Carlos Augusto Brandão, de Nova York
“Jimmy P: Psychotherapy of a plains indian”, de Arnaud Desplechin, foi destaque ontem nas sessões prévias para a imprensa da 51ª edição do Festival de Nova York. O diretor está de volta ao evento, onde em 2008 apresentou “Um conto de natal”, sobre as tensas relações de uma família transitando entre o amor e o ódio.
Seu novo filme, recebido com muitos aplausos, era aguardado aqui com bastante curiosidade por ser um trabalho diferente na carreira do enigmático diretor francês.
Com diálogos que prendem a atenção dos espectadores – uma das características dos filmes de Desplechin – o filme segue a história real de um soldado nativo-americano, conhecido por Jimmy Picard (Benício Del Toro), da tribo Blackfoot.
Após a II Guerra Mundial, Jimmy é atormentado por muitos problemas psicossomáticos, um quadro de alcoolismo e neurose severa.
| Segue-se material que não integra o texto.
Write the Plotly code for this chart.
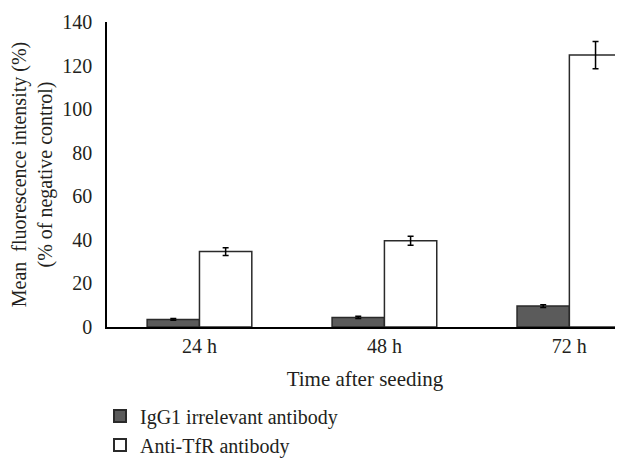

Com o diagnóstico de esquizofrenia, a direção do hospital militar onde ele está sendo tratado decide seguir os conselhos pouco convencionais de George Devereux que, além de psicanalista, é antropólogo especializado em culturas nativas americanas.
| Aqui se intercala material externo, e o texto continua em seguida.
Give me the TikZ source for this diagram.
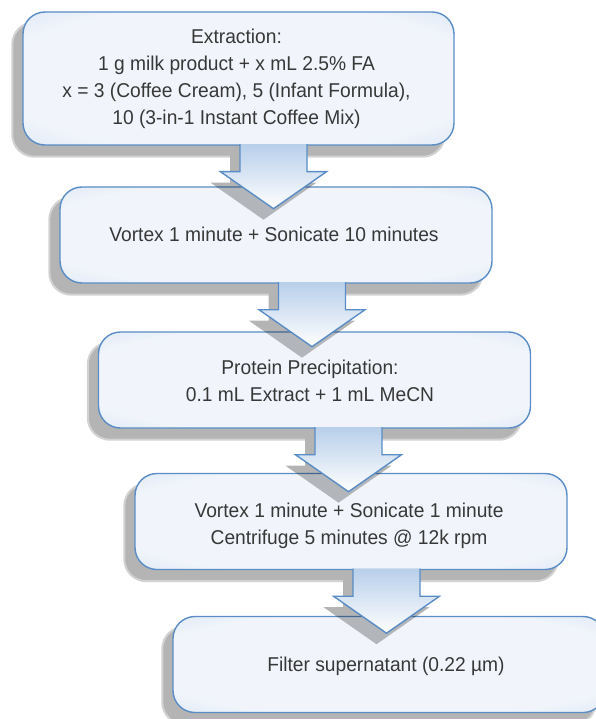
\documentclass[tikz,border=0pt]{standalone}
\usepackage{fontspec}
\setmainfont{Liberation Sans}[FakeStretch=0.96]
\usetikzlibrary{calc}
\pgfdeclarelayer{background}
\pgfsetlayers{background,main}
\definecolor{boxin}{HTML}{F1F5FB}
\definecolor{boxout}{HTML}{C1D5ED}
\definecolor{edgeblue}{HTML}{5A8DC6}
\definecolor{shadowgray}{HTML}{B4B4B4}
\definecolor{txtcol}{HTML}{383838}
\definecolor{arrowtop}{HTML}{B8CFEA}
\pgfdeclareradialshading{boxshade}{\pgfpoint{0bp}{0bp}}{color(0bp)=(boxin); color(28bp)=(boxin); color(50bp)=(boxout); color(100bp)=(boxout)}
\tikzset{
  flowbox/.style={draw=edgeblue, line width=1.4pt, rounded corners=22pt, shade, shading=boxshade,
    minimum width=432pt, minimum height=96pt, inner sep=0pt},
  flowtext/.style={text=txtcol, align=center, font=\fontsize{20}{27}\selectfont, inner sep=0pt},
  boxshadow/.style={fill=shadowgray, draw=shadowgray!60, line width=2pt, rounded corners=22pt},
  arrowshadow/.style={fill=shadowgray},
  arrowshadowover/.style={fill=black, opacity=0.26},
  arrowbody/.style={top color=arrowtop, bottom color=white},
  arrowedge/.style={draw=edgeblue, line width=1.4pt, line join=miter},
}
\newcommand\arrowpath[1]{(#1) ++(-33.5,-1.5) -- ++(0,27.5) -- ++(-19.5,0) -- ++(53,37) -- ++(53,-37) -- ++(-19.5,0) -- ++(0,-27.5)}
\newcommand\flowarrow[2]{%
  \coordinate (#1#2) at ($(#1.south -| #2.center)+(-2.5,0)$);
  \begin{pgfonlayer}{background}
    \path[arrowshadow] \arrowpath{$(#1#2)+(-10,11)$};
  \end{pgfonlayer}
  \begin{scope}
    \clip[rounded corners=22pt] (#2.south west) rectangle (#2.north east);
    \path[arrowshadowover] \arrowpath{$(#1#2)+(-10,11)$};
  \end{scope}
  \path[arrowbody] \arrowpath{#1#2};
  \path[arrowedge] \arrowpath{#1#2};
}
\begin{document}
\begin{tikzpicture}[x=1pt,y=-1pt]
\useasboundingbox (0,0) rectangle (596,719);
% boxes
\node[flowbox, minimum width=431pt, minimum height=133pt] (b1) at (238.5,78.5) {};
\node[flowbox] (b2) at (276,235) {};
\node[flowbox] (b3) at (314.5,380) {};
\node[flowbox] (b4) at (351,521.5) {};
\node[flowbox] (b5) at (389,664.5) {};
% box shadows
\begin{pgfonlayer}{background}
  \foreach \b in {b1,b2,b3,b4,b5}
    \path[boxshadow] ([xshift=-10pt,yshift=-11pt]\b.south west) rectangle ([xshift=-10pt,yshift=-11pt]\b.north east);
\end{pgfonlayer}
% block arrows
\flowarrow{b1}{b2}
\flowarrow{b2}{b3}
\flowarrow{b3}{b4}
\flowarrow{b4}{b5}
% texts
\node[flowtext] (t1) at (236.5,78.5) {Extraction:\\1 g milk product + x mL 2.5\% FA\\x = 3 (Coffee Cream), 5 (Infant Formula),\\10 (3-in-1 Instant Coffee Mix)};
\node[flowtext] (t2) at (274,234.8) {Vortex 1 minute + Sonicate 10 minutes};
\node[flowtext] (t3) at (310,381.3) {Protein Precipitation:\\0.1 mL Extract + 1 mL MeCN};
\node[flowtext] (t4) at (349,526.3) {Vortex 1 minute + Sonicate 1 minute\\Centrifuge 5 minutes @ 12k rpm};
\node[flowtext] (t5) at (386,666.8) {Filter supernatant (0.22 µm)};
\end{tikzpicture}
\end{document}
“Jimmy P.” é a adaptação do livro “Reality and dream: Psychotherapy of a Plains Indian”, escrito pelo próprio Devereux com base em suas experiências.
Del Toro tem um ótimo desempenho no papel do sofrido Jimmy P. e Mathieu Amalric – que interpreta Devereux – transmite com brilhantismo como a ligação entre os dois acabou por formar um laço de amizade, que vai além de uma relação apenas profissional.
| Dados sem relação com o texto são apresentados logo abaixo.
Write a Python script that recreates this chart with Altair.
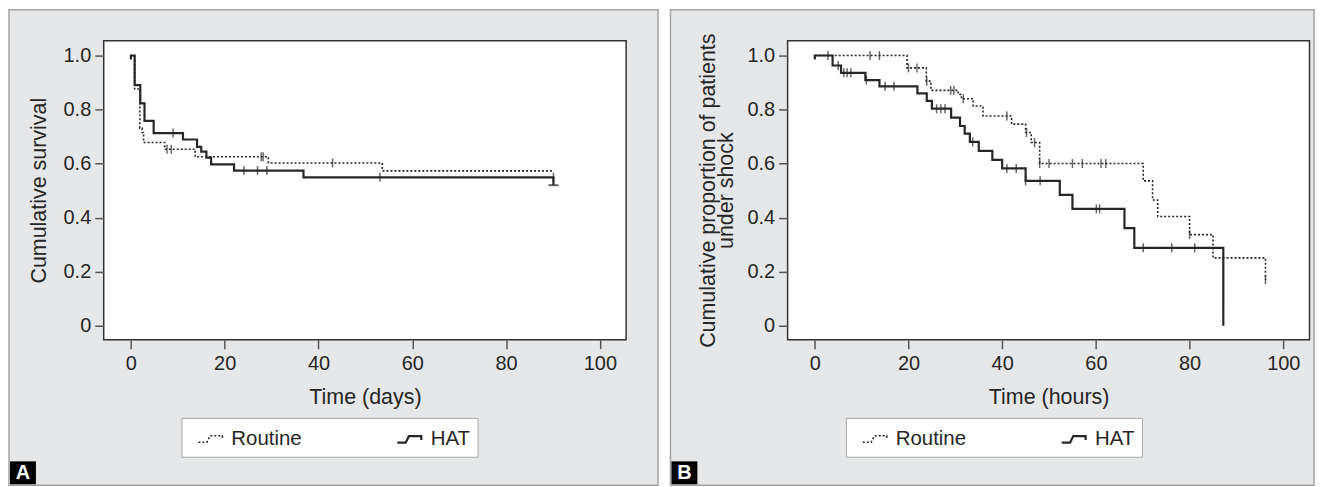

O roteiro é ótimo, mostrando uma trama com flashbacks repentinos habilmente inseridos, diálogo inteligente, reconstrução precisa e, principalmente, o viés humanista.
Na coletiva após a projeção – da qual participou o Laboratório Pop – Desplechin falou sobre a origem do filme, sua fascinação pelo livro de Devereux e o que espera dos espectadores. Leia os principais trechos:
Como você descobriu o livro de Georges Devereux?
Arnaud Desplechin – Eu já tinha usado algumas passagens curtas dele em Reis e Rainhas. Na verdade, ele me segue há muito tempo, quando o achei numa livraria ao procurar outro livro sobre os índios americanos, “Enterrem meu coração na curva do rio”.
Porque este o interessou tanto?
AD – Inicialmente, por causa do seu título estranho. Quando o vi, pela primeira vez na livraria – “Psicoterapia de um indio plains” – parecia que eu já o conhecia. Mas não foi tanto a parte teórica que mais me impressionou, mas a força dramática desse diálogo entre um paciente e seu analista.
A origem “estrangeira” dos dois personagens principais torna a história mais interessante?
AD – Sim, ela está no coração do filme. Um dos homens é de Montana, outro da França e eles se encontram em Topeka, e se tornam amigos. Um é índio, o outro é europeu. Mas o que tem também um grande significado é que Devereux é um psicanalista que trabalhou com a comunidade nativa.
Por que isso faz tanta diferença?
AD – Freud disse várias vezes que a psicanálise talvez infelizmente estivesse reservada para a classe média. Para engajados como Devereux, atravessar essa barreira e dizer que deve estar disponível para todos, realmente é algo que me move. Ele olha para os pacientes de uma reserva indígena com respeito, dignidade e acuidade.
O que acha que mais agradará ao público?
AD – Espero que seja a minha forma abordar os personagens índios, como se estivessem saindo das páginas de um livro de Thomas Hardy. Durante a edição, eu estava assistindo à atuação de Benício (Del Toro) e me lembrei de “Judas, o obscuro”. Eu queria dar a personagens que vêm de origens humildes, a mesma nobreza, como se fossem personagens de Hardy.
Este é seu primeiro filme americano em inglês. O que você achou da experiência?
AD – Eu sempre me lembro de Renoir dizendo: “Nada se assemelha mais a um sapateiro da Índia do que um sapateiro de Paris”. Claro, existem pequenas especificidades, especialmente uma forma muito americana de lidar com atores. Mas são diferenças muito pequenas e eu procurei ficar o mais longe possível da armadilha do exotismo. Eu queria adaptar esse livro e ele só poderia ser filmado nos Estados Unidos.
Você cita John Ford e François Truffaut no filme. E o seu estilo também foi mais clássico do que é normal em seus outros trabalhos. Por quê?
AD – John Ford e François Truffaut são cineastas que vão do amanhecer ao anoitecer. Eu vi “Vinhas da ira” (de John Ford) novamente na semana passada e ele nunca deixa de me impressionar. Eu procurei simplificar a produção e focar nos dois homens e o que poderia ter nascido dos conflitos e amizade entre eles.